START Data segment
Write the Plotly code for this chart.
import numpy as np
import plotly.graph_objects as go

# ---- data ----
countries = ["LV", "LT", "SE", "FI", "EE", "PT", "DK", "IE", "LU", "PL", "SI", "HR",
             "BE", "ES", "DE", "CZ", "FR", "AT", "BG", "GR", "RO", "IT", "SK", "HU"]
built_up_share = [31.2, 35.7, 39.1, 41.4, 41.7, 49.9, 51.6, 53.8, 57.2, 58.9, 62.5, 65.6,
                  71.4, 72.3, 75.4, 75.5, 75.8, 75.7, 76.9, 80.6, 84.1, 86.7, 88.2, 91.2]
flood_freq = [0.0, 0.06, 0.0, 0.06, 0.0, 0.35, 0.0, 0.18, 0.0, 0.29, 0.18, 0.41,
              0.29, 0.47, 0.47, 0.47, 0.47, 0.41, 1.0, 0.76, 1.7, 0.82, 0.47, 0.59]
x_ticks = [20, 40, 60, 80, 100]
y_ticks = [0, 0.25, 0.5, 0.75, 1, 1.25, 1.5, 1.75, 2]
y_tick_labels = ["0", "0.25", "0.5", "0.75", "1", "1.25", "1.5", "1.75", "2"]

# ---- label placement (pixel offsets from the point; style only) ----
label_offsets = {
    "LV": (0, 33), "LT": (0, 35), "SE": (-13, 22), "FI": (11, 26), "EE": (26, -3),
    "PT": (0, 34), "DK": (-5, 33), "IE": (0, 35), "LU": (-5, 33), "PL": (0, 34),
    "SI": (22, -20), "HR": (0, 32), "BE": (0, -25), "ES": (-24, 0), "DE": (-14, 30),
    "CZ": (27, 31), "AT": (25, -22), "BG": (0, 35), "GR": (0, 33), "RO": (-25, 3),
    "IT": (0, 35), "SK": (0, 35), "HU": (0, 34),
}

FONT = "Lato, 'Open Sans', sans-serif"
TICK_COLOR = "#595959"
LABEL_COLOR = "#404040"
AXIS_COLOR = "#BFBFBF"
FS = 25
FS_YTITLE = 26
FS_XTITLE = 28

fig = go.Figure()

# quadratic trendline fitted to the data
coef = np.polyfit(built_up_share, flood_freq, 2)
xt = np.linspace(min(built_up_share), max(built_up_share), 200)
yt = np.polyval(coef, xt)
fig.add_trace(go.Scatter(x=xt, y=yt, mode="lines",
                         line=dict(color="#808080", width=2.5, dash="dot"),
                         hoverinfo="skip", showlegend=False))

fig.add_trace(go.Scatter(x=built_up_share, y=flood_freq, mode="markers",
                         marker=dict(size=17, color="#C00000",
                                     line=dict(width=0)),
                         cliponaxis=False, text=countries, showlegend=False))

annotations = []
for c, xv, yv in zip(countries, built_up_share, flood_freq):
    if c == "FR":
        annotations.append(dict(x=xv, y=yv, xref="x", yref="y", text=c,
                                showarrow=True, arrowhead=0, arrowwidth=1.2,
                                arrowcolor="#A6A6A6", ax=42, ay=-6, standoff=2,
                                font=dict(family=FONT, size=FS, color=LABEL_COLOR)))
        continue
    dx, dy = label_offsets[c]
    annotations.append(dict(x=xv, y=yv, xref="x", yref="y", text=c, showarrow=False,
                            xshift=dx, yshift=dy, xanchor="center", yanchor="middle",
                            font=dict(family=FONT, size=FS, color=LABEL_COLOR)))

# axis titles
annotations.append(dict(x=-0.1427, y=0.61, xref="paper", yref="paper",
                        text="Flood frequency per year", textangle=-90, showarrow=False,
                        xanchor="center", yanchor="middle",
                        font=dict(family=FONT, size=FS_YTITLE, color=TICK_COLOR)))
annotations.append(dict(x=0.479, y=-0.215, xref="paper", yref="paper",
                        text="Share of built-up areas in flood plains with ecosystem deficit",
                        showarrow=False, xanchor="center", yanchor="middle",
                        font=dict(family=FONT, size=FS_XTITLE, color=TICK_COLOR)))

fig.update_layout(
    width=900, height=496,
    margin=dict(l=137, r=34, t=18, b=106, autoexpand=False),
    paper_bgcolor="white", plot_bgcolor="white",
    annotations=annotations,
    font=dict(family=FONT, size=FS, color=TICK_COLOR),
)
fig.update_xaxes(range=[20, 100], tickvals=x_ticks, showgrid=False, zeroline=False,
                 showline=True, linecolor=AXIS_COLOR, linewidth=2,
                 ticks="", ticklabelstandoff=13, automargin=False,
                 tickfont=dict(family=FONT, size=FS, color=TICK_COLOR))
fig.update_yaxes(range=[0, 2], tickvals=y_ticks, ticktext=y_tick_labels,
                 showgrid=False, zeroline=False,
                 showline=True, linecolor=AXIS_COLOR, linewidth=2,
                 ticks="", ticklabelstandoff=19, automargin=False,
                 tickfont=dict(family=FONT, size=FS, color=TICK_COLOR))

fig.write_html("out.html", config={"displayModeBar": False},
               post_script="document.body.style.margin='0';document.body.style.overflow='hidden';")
END Data segment
What the exercise asks
Copy out the listing above, line by line and exactly, from its first line to the line holding "fig = go.Figure()", inclusive.

Answer to the task
Write the Plotly code for this chart.
import numpy as np
import plotly.graph_objects as go

# ---- data ----
countries = ["LV", "LT", "SE", "FI", "EE", "PT", "DK", "IE", "LU", "PL", "SI", "HR",
             "BE", "ES", "DE", "CZ", "FR", "AT", "BG", "GR", "RO", "IT", "SK", "HU"]
built_up_share = [31.2, 35.7, 39.1, 41.4, 41.7, 49.9, 51.6, 53.8, 57.2, 58.9, 62.5, 65.6,
                  71.4, 72.3, 75.4, 75.5, 75.8, 75.7, 76.9, 80.6, 84.1, 86.7, 88.2, 91.2]
flood_freq = [0.0, 0.06, 0.0, 0.06, 0.0, 0.35, 0.0, 0.18, 0.0, 0.29, 0.18, 0.41,
              0.29, 0.47, 0.47, 0.47, 0.47, 0.41, 1.0, 0.76, 1.7, 0.82, 0.47, 0.59]
x_ticks = [20, 40, 60, 80, 100]
y_ticks = [0, 0.25, 0.5, 0.75, 1, 1.25, 1.5, 1.75, 2]
y_tick_labels = ["0", "0.25", "0.5", "0.75", "1", "1.25", "1.5", "1.75", "2"]

# ---- label placement (pixel offsets from the point; style only) ----
label_offsets = {
    "LV": (0, 33), "LT": (0, 35), "SE": (-13, 22), "FI": (11, 26), "EE": (26, -3),
    "PT": (0, 34), "DK": (-5, 33), "IE": (0, 35), "LU": (-5, 33), "PL": (0, 34),
    "SI": (22, -20), "HR": (0, 32), "BE": (0, -25), "ES": (-24, 0), "DE": (-14, 30),
    "CZ": (27, 31), "AT": (25, -22), "BG": (0, 35), "GR": (0, 33), "RO": (-25, 3),
    "IT": (0, 35), "SK": (0, 35), "HU": (0, 34),
}

FONT = "Lato, 'Open Sans', sans-serif"
TICK_COLOR = "#595959"
LABEL_COLOR = "#404040"
AXIS_COLOR = "#BFBFBF"
FS = 25
FS_YTITLE = 26
FS_XTITLE = 28

fig = go.Figure()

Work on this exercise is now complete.